1 Response to 'Privacy and Pike River'

  1. Unknown
    http://55lambtonquay.blogspot.com/2010/11/privacy-and-pike-river.html?showComment=1290764480090#c8939542144365321706'> November 26, 2010 at 1:41 AM

    Hi Nicole. Very interesting post. I have a series of rather random questions that you may be able to help me with.

    Is the concept of individual privacy a relatively recent development - within the last 150 years, for example?

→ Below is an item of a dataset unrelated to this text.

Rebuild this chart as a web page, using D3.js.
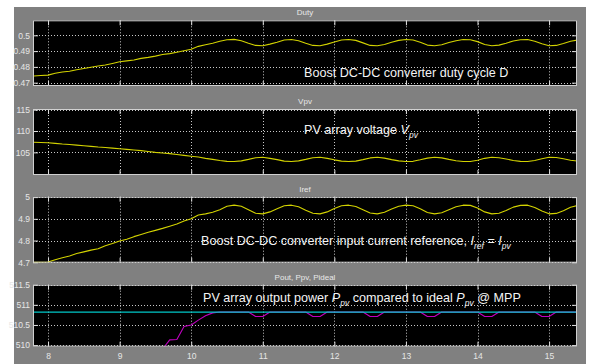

    At what point in time after the families are told of the confirmed death of the loved ones can the expectation of privacy even in a public space be considered to have ended? Is it minutes, hours, or even days? Can footage of grieving family members at a funeral be considered unreasonable? There is a famous piece of footage of a distraught husband and father wailing and sobbing, being held upright by his two best friends as he collapses on the casket of his murdered wife and daughter, taken from a distance of less than 10 metres away? Would this fail a test as established by the courts?

    Does physical distance come into the equation? Is there a difference if the photographer is 10 metres or 100 metres away? What if the family walk towards the photographers, knowing they are there? Are moving pictures and sound worse than stills? Would unidentifiable pictures ( taken from behind, or with the faces cropped out) be considered more acceptable? Is there anyway that it's possible to differentiate between family and friends in such a situation? Is being visibly distraught the best or only indicator of being upset? Are foreign media subject to such restraints? We see a lot of grief from similar grief from overseas. What about New Zealand freelancers who sell their shots to a foreign agency?

    Lots of questions, I know, but I find this interaction between media and public fascinating.